|Country of origin||Israel|
|Source of milk||Cow, Sheep, Goat, Water Buffalo|
|Texture||Semi-hard fresh and hard aged|
|Aging time||3 to 12 months|
Tzfat cheese (Hebrew: גבינה צפתית, gvina tsfattit) is a semi-hard salty cheese produced in Israel, originally from sheep's milk. It was first produced in Safed (Tzfat in Hebrew) in 1840 and is still produced there by descendants of the original cheese makers.
The cheese began to be produced in 1818 at HaMeiri Dairy, established in the home of Meir Arzoni (later HaMeiri), who immigrated from Persia. Gvina sfattit is a mild curd cheese molded in a basket that gives the cheese distinctive circular striations. The cheese has an elastic texture and low fat content. The milk is pasteurized at a low 72 °C (162 °F), which preserves the food proteins.
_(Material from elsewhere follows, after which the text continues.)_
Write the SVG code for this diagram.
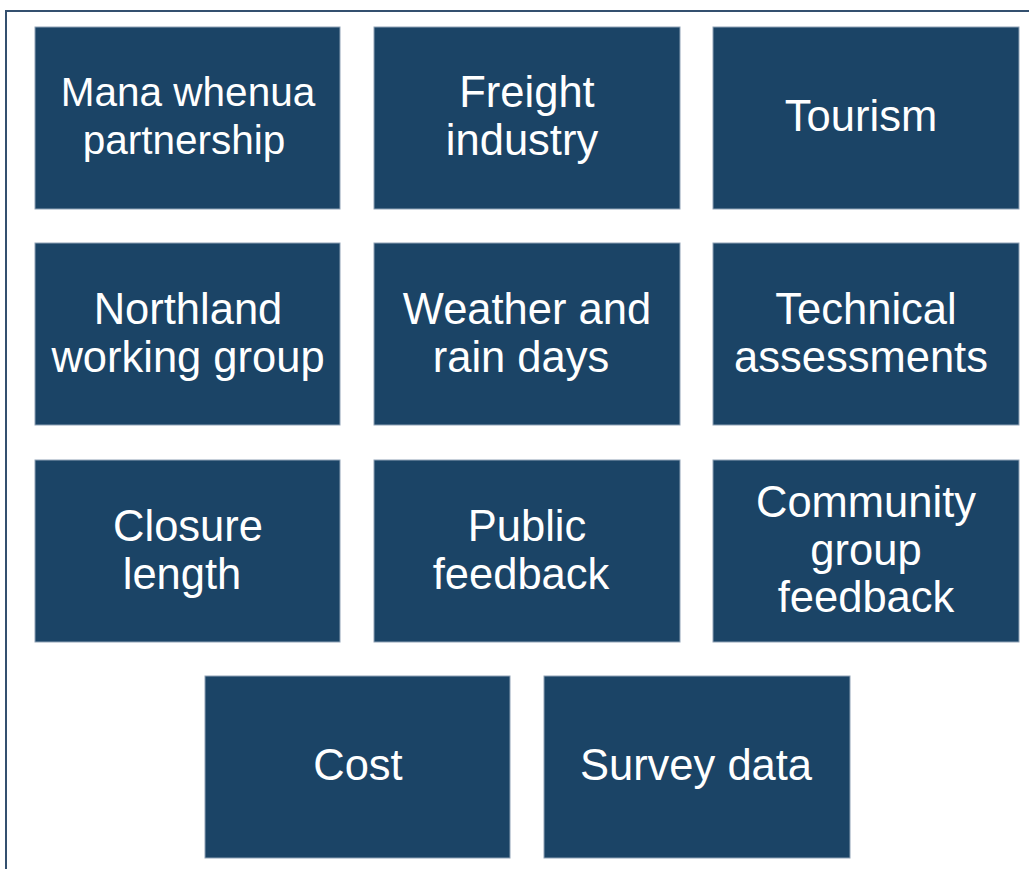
<svg xmlns="http://www.w3.org/2000/svg" width="1029" height="869" viewBox="0 0 1029 869">
<style>
.b{fill:#1b4466;stroke:#8fa2b6;stroke-width:1}
.t{fill:#ffffff;font-family:"Liberation Sans",Arial,sans-serif;font-size:43.5px;text-anchor:middle}
.s{font-size:40.5px}
</style>
<rect width="1029" height="869" fill="#ffffff"/>
<rect x="6" y="11" width="1100" height="1000" fill="none" stroke="#34506f" stroke-width="2"/>
<g id="n1"><rect class="b" x="35" y="27" width="305" height="182"/><text class="t s" x="188" y="106">Mana whenua</text><text class="t s" x="184" y="154">partnership</text></g>
<g id="n2"><rect class="b" x="374" y="27" width="306" height="182"/><text class="t" x="527" y="107">Freight</text><text class="t" x="522" y="155">industry</text></g>
<g id="n3"><rect class="b" x="713" y="27" width="306" height="182"/><text class="t" x="861" y="131">Tourism</text></g>
<g id="n4"><rect class="b" x="35" y="243" width="305" height="182"/><text class="t" x="188" y="324">Northland</text><text class="t" x="188" y="372">working group</text></g>
<g id="n5"><rect class="b" x="374" y="243" width="306" height="182"/><text class="t" x="527" y="324">Weather and</text><text class="t" x="521" y="372">rain days</text></g>
<g id="n6"><rect class="b" x="713" y="243" width="306" height="182"/><text class="t" x="866" y="324">Technical</text><text class="t" x="861" y="372">assessments</text></g>
<g id="n7"><rect class="b" x="35" y="460" width="305" height="182"/><text class="t" x="188" y="541">Closure</text><text class="t" x="182" y="589">length</text></g>
<g id="n8"><rect class="b" x="374" y="460" width="306" height="182"/><text class="t" x="527" y="541">Public</text><text class="t" x="521" y="589">feedback</text></g>
<g id="n9"><rect class="b" x="713" y="460" width="306" height="182"/><text class="t" x="866" y="517">Community</text><text class="t" x="866" y="565">group</text><text class="t" x="866" y="612">feedback</text></g>
<g id="n10"><rect class="b" x="205" y="676" width="305" height="182"/><text class="t" x="358" y="780">Cost</text></g>
<g id="n11"><rect class="b" x="544" y="676" width="306" height="182"/><text class="t" x="696" y="780">Survey data</text></g>
<g id="connectors"></g>
</svg>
Trimming is based largely on the action of enzymes contained in a special ferment and on calcium chloride rather than on the action of lactic acid. The fermentation is quick, about an hour. After the separation of most of the whey, the cheese is stored for several hours in straw or plastic baskets to drain the remaining whey and to form its round shape. For the remainder of the draining time, the cheese is inverted several times to help the draining and to form the basket's pattern on all sides.
Fresh Tzfat cheese is used in salads and sandwiches. The aged variety can be grated for use in baking or cooking.
Water Buffalo Tzfat cheese is usually flavored with nigella seeds.